◆ CHALLENGE: Print all of the lines exactly. Any picture among them stays out.
==*==
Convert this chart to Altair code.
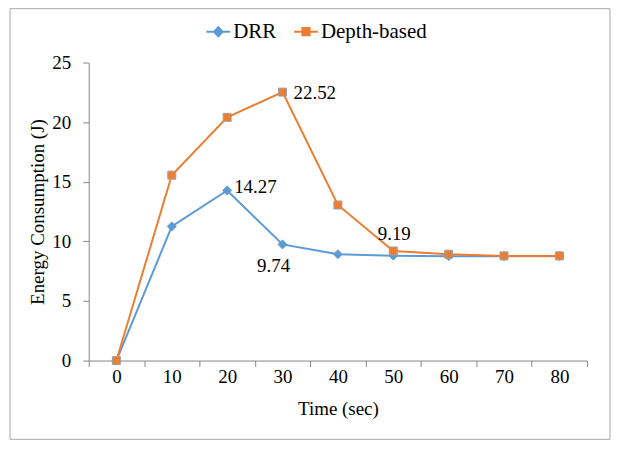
import altair as alt
import pandas as pd

# ---- data ----
times = [0, 10, 20, 30, 40, 50, 60, 70, 80]
drr = [0, 11.25, 14.27, 9.74, 8.92, 8.8, 8.75, 8.75, 8.75]
depth = [0, 15.55, 20.4, 22.52, 13.05, 9.19, 8.92, 8.78, 8.78]
series_names = ["DRR", "Depth-based"]
series_colors = ["#5B9BD5", "#ED7D31"]
y_ticks = [0, 5, 10, 15, 20, 25]
x_edges = [-5, 5, 15, 25, 35, 45, 55, 65, 75, 85]

label_times = [20, 30, 30, 50]
label_values = [14.27, 22.52, 9.74, 9.19]
label_texts = ["14.27", "22.52", "9.74", "9.19"]

FONT = "Liberation Serif"
FS = 19
AXIS_GRAY = "#868686"

rows = []
for t, v in zip(times, drr):
    rows.append({"time": t, "value": v, "series": "DRR"})
for t, v in zip(times, depth):
    rows.append({"time": t, "value": v, "series": "Depth-based"})
df = pd.DataFrame(rows)

W, H = 500, 299
band = W / 9.0

x_enc = alt.X(
    "time:Q",
    scale=alt.Scale(domain=[-5, 85], nice=False, zero=False),
    axis=alt.Axis(
        values=x_edges,
        labelExpr="datum.value < 80 ? format(datum.value + 5, 'd') : ''",
        labelOffset=band / 2,
        labelFlush=False,
        labelOverlap=False,
        grid=False,
        tickSize=6,
        labelPadding=1,
        title="Time (sec)",
        titlePadding=13,
    ),
)
y_enc = alt.Y(
    "value:Q",
    scale=alt.Scale(domain=[0, 25], nice=False),
    axis=alt.Axis(
        values=y_ticks,
        grid=False,
        tickSize=6,
        labelPadding=12,
        title="Energy Consumption (J)",
        titlePadding=4,
    ),
)

drr_path = "M-1,0L1,0M0,-0.38L0.36,0L0,0.38L-0.36,0Z"
sq_path = "M-1,0L1,0M-0.3,-0.3L0.3,-0.3L0.3,0.3L-0.3,0.3Z"
legend = alt.Legend(
    title=None,
    orient="none",
    legendX=117,
    legendY=-44,
    direction="horizontal",
    padding=0,
    symbolType=alt.ExprRef(f"datum.value == 'DRR' ? '{drr_path}' : '{sq_path}'"),
    symbolFillColor=alt.ExprRef(f"datum.value == 'DRR' ? '{series_colors[0]}' : '{series_colors[1]}'"),
    symbolStrokeColor=alt.ExprRef(f"datum.value == 'DRR' ? '{series_colors[0]}' : '{series_colors[1]}'"),
    symbolSize=576,
    symbolStrokeWidth=2,
    symbolOpacity=1,
    labelFont=FONT,
    labelFontSize=21,
    labelColor="black",
    labelOffset=2,
    columnPadding=13,
)
color_enc = alt.Color(
    "series:N",
    scale=alt.Scale(domain=series_names, range=series_colors),
    legend=legend,
)

base = alt.Chart(df).encode(x=x_enc, y=y_enc, color=color_enc)

drr_line = base.transform_filter("datum.series == 'DRR'").mark_line(strokeWidth=2)
drr_pts = base.transform_filter("datum.series == 'DRR'").mark_point(
    shape="diamond", filled=True, size=85, opacity=1, stroke="#6F9FCC", strokeWidth=0.8
)
dep_line = base.transform_filter("datum.series == 'Depth-based'").mark_line(strokeWidth=2)
dep_pts = base.transform_filter("datum.series == 'Depth-based'").mark_point(
    shape="square", filled=True, size=64, opacity=1, stroke="#A0A0A0", strokeWidth=1
)

lab_df = pd.DataFrame({"time": label_times, "value": label_values, "label": label_texts})


def lab(i, align, dx, dy):
    return alt.Chart(lab_df.iloc[[i]]).mark_text(
        align=align, baseline="middle", dx=dx, dy=dy, font=FONT, fontSize=FS, color="black"
    ).encode(
        x=alt.X("time:Q"), y=alt.Y("value:Q"), text="label:N"
    )


labels = [
    lab(0, "left", 7, -3),
    lab(1, "left", 11, 1),
    lab(2, "center", -9, 22),
    lab(3, "center", 1, -17),
]

frame = alt.Chart(pd.DataFrame({"a": [0]})).mark_rect(
    fillOpacity=0, stroke="#A6A6A6", strokeWidth=1
).encode(
    x=alt.value(-79), x2=alt.value(523), y=alt.value(-54), y2=alt.value(378)
)

chart = alt.layer(
    frame, drr_line, drr_pts, dep_line, dep_pts, *labels
).properties(
    width=W,
    height=H,
    autosize=alt.AutoSizeParams(type="none"),
    padding={"left": 81, "top": 54, "right": 25, "bottom": 81},
    background="white",
).configure_view(
    strokeWidth=0
).configure_text(
    font=FONT
).configure_axis(
    labelFont=FONT,
    labelFontSize=FS,
    labelColor="black",
    titleFont=FONT,
    titleFontSize=FS,
    titleFontWeight="normal",
    titleColor="black",
    domainColor=AXIS_GRAY,
    tickColor=AXIS_GRAY,
    domainWidth=1,
    tickWidth=1,
)

chart.save("out.html", embed_options={"renderer": "svg", "actions": False})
==*==
◆ REPLY TO THE TASK:
Convert this chart to Altair code.
import altair as alt
import pandas as pd

# ---- data ----
times = [0, 10, 20, 30, 40, 50, 60, 70, 80]
drr = [0, 11.25, 14.27, 9.74, 8.92, 8.8, 8.75, 8.75, 8.75]
depth = [0, 15.55, 20.4, 22.52, 13.05, 9.19, 8.92, 8.78, 8.78]
series_names = ["DRR", "Depth-based"]
series_colors = ["#5B9BD5", "#ED7D31"]
y_ticks = [0, 5, 10, 15, 20, 25]
x_edges = [-5, 5, 15, 25, 35, 45, 55, 65, 75, 85]

label_times = [20, 30, 30, 50]
label_values = [14.27, 22.52, 9.74, 9.19]
label_texts = ["14.27", "22.52", "9.74", "9.19"]

FONT = "Liberation Serif"
FS = 19
AXIS_GRAY = "#868686"

rows = []
for t, v in zip(times, drr):
    rows.append({"time": t, "value": v, "series": "DRR"})
for t, v in zip(times, depth):
    rows.append({"time": t, "value": v, "series": "Depth-based"})
df = pd.DataFrame(rows)

W, H = 500, 299
band = W / 9.0

x_enc = alt.X(
    "time:Q",
    scale=alt.Scale(domain=[-5, 85], nice=False, zero=False),
    axis=alt.Axis(
        values=x_edges,
        labelExpr="datum.value < 80 ? format(datum.value + 5, 'd') : ''",
        labelOffset=band / 2,
        labelFlush=False,
        labelOverlap=False,
        grid=False,
        tickSize=6,
        labelPadding=1,
        title="Time (sec)",
        titlePadding=13,
    ),
)
y_enc = alt.Y(
    "value:Q",
    scale=alt.Scale(domain=[0, 25], nice=False),
    axis=alt.Axis(
        values=y_ticks,
        grid=False,
        tickSize=6,
        labelPadding=12,
        title="Energy Consumption (J)",
        titlePadding=4,
    ),
)

drr_path = "M-1,0L1,0M0,-0.38L0.36,0L0,0.38L-0.36,0Z"
sq_path = "M-1,0L1,0M-0.3,-0.3L0.3,-0.3L0.3,0.3L-0.3,0.3Z"
legend = alt.Legend(
    title=None,
    orient="none",
    legendX=117,
    legendY=-44,
    direction="horizontal",
    padding=0,
    symbolType=alt.ExprRef(f"datum.value == 'DRR' ? '{drr_path}' : '{sq_path}'"),
    symbolFillColor=alt.ExprRef(f"datum.value == 'DRR' ? '{series_colors[0]}' : '{series_colors[1]}'"),
    symbolStrokeColor=alt.ExprRef(f"datum.value == 'DRR' ? '{series_colors[0]}' : '{series_colors[1]}'"),
    symbolSize=576,
    symbolStrokeWidth=2,
    symbolOpacity=1,
    labelFont=FONT,
    labelFontSize=21,
    labelColor="black",
    labelOffset=2,
    columnPadding=13,
)
color_enc = alt.Color(
    "series:N",
    scale=alt.Scale(domain=series_names, range=series_colors),
    legend=legend,
)

base = alt.Chart(df).encode(x=x_enc, y=y_enc, color=color_enc)

drr_line = base.transform_filter("datum.series == 'DRR'").mark_line(strokeWidth=2)
drr_pts = base.transform_filter("datum.series == 'DRR'").mark_point(
    shape="diamond", filled=True, size=85, opacity=1, stroke="#6F9FCC", strokeWidth=0.8
)
dep_line = base.transform_filter("datum.series == 'Depth-based'").mark_line(strokeWidth=2)
dep_pts = base.transform_filter("datum.series == 'Depth-based'").mark_point(
    shape="square", filled=True, size=64, opacity=1, stroke="#A0A0A0", strokeWidth=1
)

lab_df = pd.DataFrame({"time": label_times, "value": label_values, "label": label_texts})


def lab(i, align, dx, dy):
    return alt.Chart(lab_df.iloc[[i]]).mark_text(
        align=align, baseline="middle", dx=dx, dy=dy, font=FONT, fontSize=FS, color="black"
    ).encode(
        x=alt.X("time:Q"), y=alt.Y("value:Q"), text="label:N"
    )


labels = [
    lab(0, "left", 7, -3),
    lab(1, "left", 11, 1),
    lab(2, "center", -9, 22),
    lab(3, "center", 1, -17),
]

frame = alt.Chart(pd.DataFrame({"a": [0]})).mark_rect(
    fillOpacity=0, stroke="#A6A6A6", strokeWidth=1
).encode(
    x=alt.value(-79), x2=alt.value(523), y=alt.value(-54), y2=alt.value(378)
)

chart = alt.layer(
    frame, drr_line, drr_pts, dep_line, dep_pts, *labels
).properties(
    width=W,
    height=H,
    autosize=alt.AutoSizeParams(type="none"),
    padding={"left": 81, "top": 54, "right": 25, "bottom": 81},
    background="white",
).configure_view(
    strokeWidth=0
).configure_text(
    font=FONT
).configure_axis(
    labelFont=FONT,
    labelFontSize=FS,
    labelColor="black",
    titleFont=FONT,
    titleFontSize=FS,
    titleFontWeight="normal",
    titleColor="black",
    domainColor=AXIS_GRAY,
    tickColor=AXIS_GRAY,
    domainWidth=1,
    tickWidth=1,
)

chart.save("out.html", embed_options={"renderer": "svg", "actions": False})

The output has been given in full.